The department filed a request Wednesday for a temporary restraining order and injunction in U.S. District Court for the Northern District of Iowa against the company, Fayette Janitorial Service LLC. It provides cleaning services at slaughterhouses in several states, including Iowa and Virginia, where the department said an investigation found that the company had hired children to clean plants.
The Labor Department opened its investigation after an article in The New York Times Magazine reported that Fayette had hired migrant children to work the overnight cleaning shift at a Perdue Farms plant on the Eastern Shore.
Fayette did not immediately respond to requests for comment.
A spokesperson told the Times in September the company was unaware of any minors on its staff and learned of the 14-year-old’s true age only after he was injured.
Meat processing is among the nation’s most dangerous industries, and minors are barred under federal law from working in slaughterhouses because of the high risk of injury.
But that has not stopped thousands of destitute migrant children from coming to the U.S. from Mexico and Central America to work dangerous jobs, including in meatpacking plants.

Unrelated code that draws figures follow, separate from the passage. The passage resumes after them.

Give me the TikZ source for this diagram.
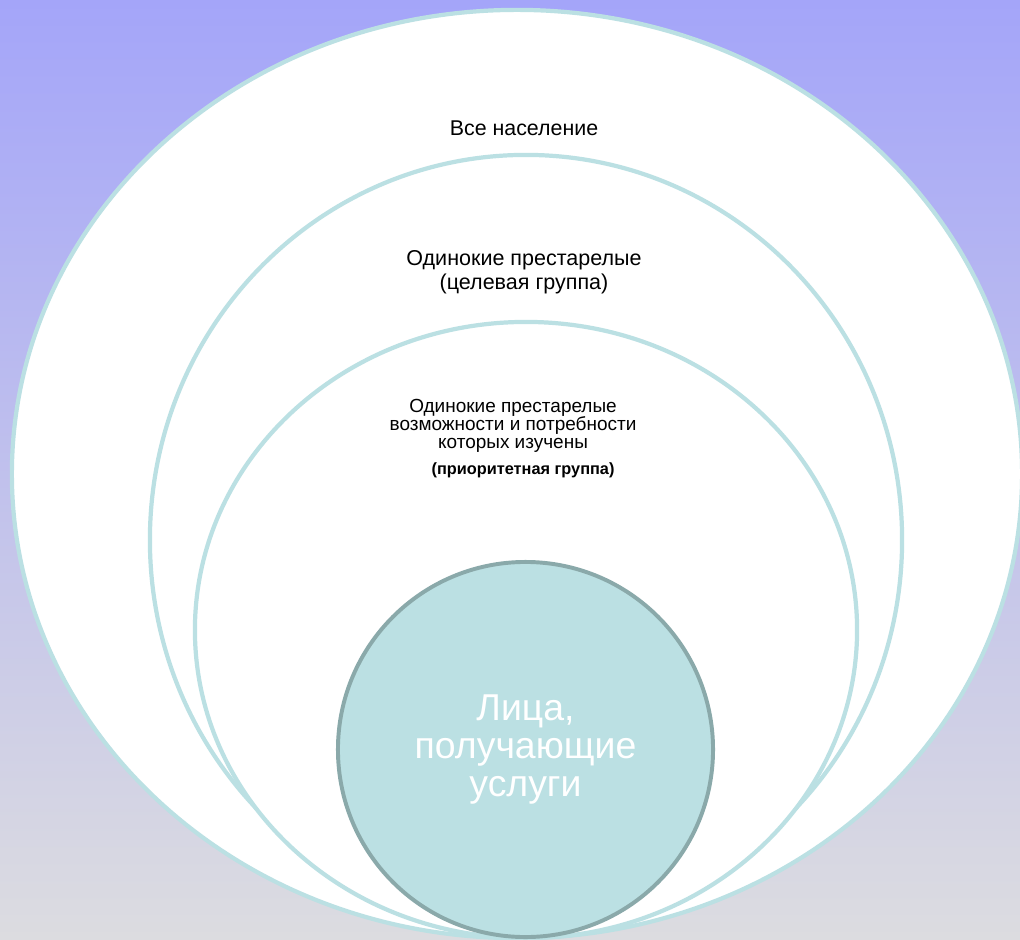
\documentclass[tikz,border=0pt]{standalone}
\usepackage{fontspec}
\setmainfont{Liberation Sans}
\usetikzlibrary{shapes.geometric}

\definecolor{ringcol}{RGB}{187,224,227}
\definecolor{coreedge}{RGB}{138,169,170}
\definecolor{bgtop}{RGB}{164,165,249}
\definecolor{bgmid}{RGB}{198,198,236}
\definecolor{bgbot}{RGB}{220,220,224}

\begin{document}
\begin{tikzpicture}[x=0.025cm, y=-0.025cm,
    ring/.style={ellipse, draw=ringcol, line width=3pt, fill=white, inner sep=0pt},
    core/.style={circle, draw=coreedge, line width=2.8pt, fill=ringcol, inner sep=0pt,
        text=white, align=center, font=\fontsize{26.6}{27}\selectfont},
    grouptext/.style={align=center, inner sep=0pt}
]

% background
\useasboundingbox (0,0) rectangle (1020,940);
\shade[top color=bgtop, middle color=bgmid, bottom color=bgbot] (0,0) rectangle (1020,940);

% (1)
\node[ring, minimum width=25.25cm, minimum height=23.2cm] (all) at (517,474) {};
\node[grouptext, font=\fontsize{15.2}{17}\selectfont] (alltext) at (524,128) {Все население};

% (2)
\node[ring, minimum width=18.8cm, minimum height=19.25cm] (target) at (526,540) {};
\node[grouptext, font=\fontsize{15.3}{17}\selectfont] (targettext) at (524,272)
    {Одинокие престарелые\\(целевая группа)};

% (3)
\node[ring, minimum width=16.55cm, minimum height=15.4cm] (prior) at (526,630) {};
\node[grouptext, font=\fontsize{13.5}{12.8}\selectfont] (priortext) at (513,426)
    {Одинокие престарелые\\возможности и потребности\\которых изучены};
\node[grouptext, font=\bfseries\fontsize{11.6}{12}\selectfont] (priorname) at (523,470)
    {(приоритетная группа)};

% (4)
\node[core, minimum size=9.375cm] (clients) at (525.5,749.5)
    {Лица,\\получающие\\услуги};

\end{tikzpicture}
\end{document}
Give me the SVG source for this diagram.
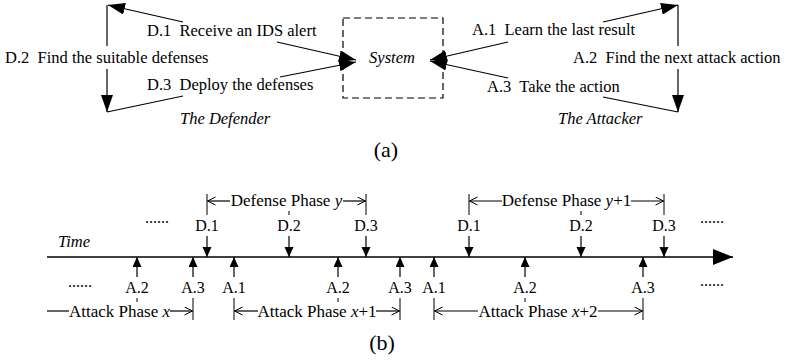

The Labor Department found that Fayette had hired at least 24 children between the ages of 13 and 17 to work the overnight shift cleaning dangerous power-driven equipment at a Perdue plant in Accomack County, Virginia, and at a plant operated by Seaboard Triumph Foods in Sioux City, Iowa.
Fifteen children were working at the Virginia plant, and at least nine children were found to be working at the Iowa plant, the department said in its complaint requesting the injunction and restraining order.
Their duties included cleaning “kill floor equipment,” such as head splitters, jaw pullers, meat band saws and neck clippers, the Labor Department said.
The Labor Department confirmed the investigation of Fayette in September, along with investigations of Perdue, Tyson Foods and QSI, a company that ran cleaning shifts for Tyson and is part of a conglomerate, the Vincit Group.
The injunction that the department is seeking against Fayette would ban it from refusing to cooperate with the investigation and from telling workers not to talk to investigators, according to a Labor Department spokesperson, Jake Andrejat.